Ted Withers

Personal information
- Full name: Edward Peter Withers
- Date of birth: 8 September 1915
- Place of birth: Ower, England
- Date of death: 7 January 1994 (aged 78)
- Place of death: Bournemouth, England
- Height: 5 ft 10 in (1.78 m)
- Position(s): Inside-forward

Youth career
- Clarke's College, Southampton
- 1933–1934: Southampton

Senior career*
- Years: Team / Apps / (Gls)
- 1934–1937: Southampton / 6 / (0)
- 1937–1938: Bristol Rovers / 17 / (4)
- 1938–1939: Bramtoco Sports
- Total:  / 23 / (4)

= Ted Withers =

English footballer

Edward Peter Withers (8 September 1915 – 7 June 1994) was an English footballer who played as a forward for Southampton and Bristol Rovers in the 1930s. At Bristol Rovers, he acquired the nickname "Tosh".

==Football career==
Withers was born in Ower, on the edge of the New Forest, and played youth football in the New Forest League. He was educated at Clarke's College in The Avenue, Southampton.

He joined the ground staff at Southampton Football Club as an amateur in August 1933. He soon "showed an eye for goal" and was given a professional contract in October 1934, becoming an established member of the reserves, playing in the Football Combination. He made his first-team debut when he took the place of the injured Dick Neal for the Second Division match at Swansea Town on 19 September 1936. Withers played at outside-right in this match, which ended in a 5–1 defeat. Withers made five more appearances that season as cover for injured players in various positions across the forward line, without scoring.

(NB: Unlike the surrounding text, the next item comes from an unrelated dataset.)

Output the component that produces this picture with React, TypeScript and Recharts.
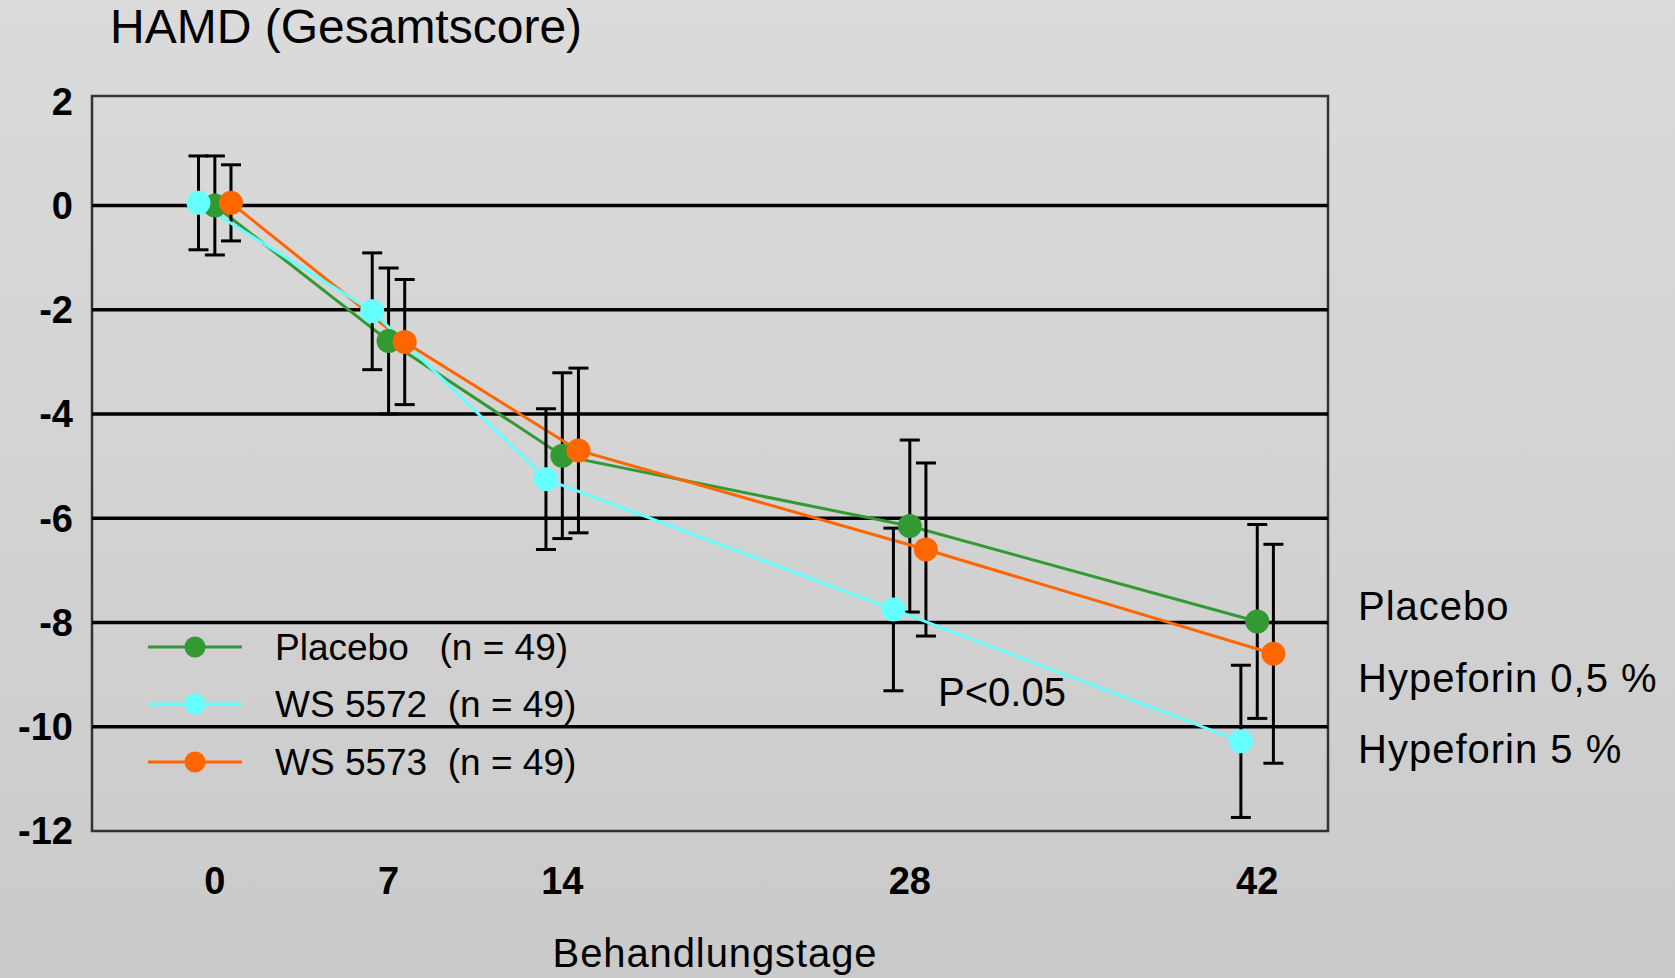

In December 1937, he moved to Bristol Rovers of the Third Division South, where he became a more settled member of the first team, making 17 league appearances, generally at inside-right, scoring four goals. In the summer of 1938, however, his professional career was over and he returned to Southampton, where he continued to play local non-league football with Bramtoco Sports.

==Later career==
Within a year, he left Southampton to move to London where he worked as a sports masseur. After the Second World War, he returned to Hampshire and became an accountant.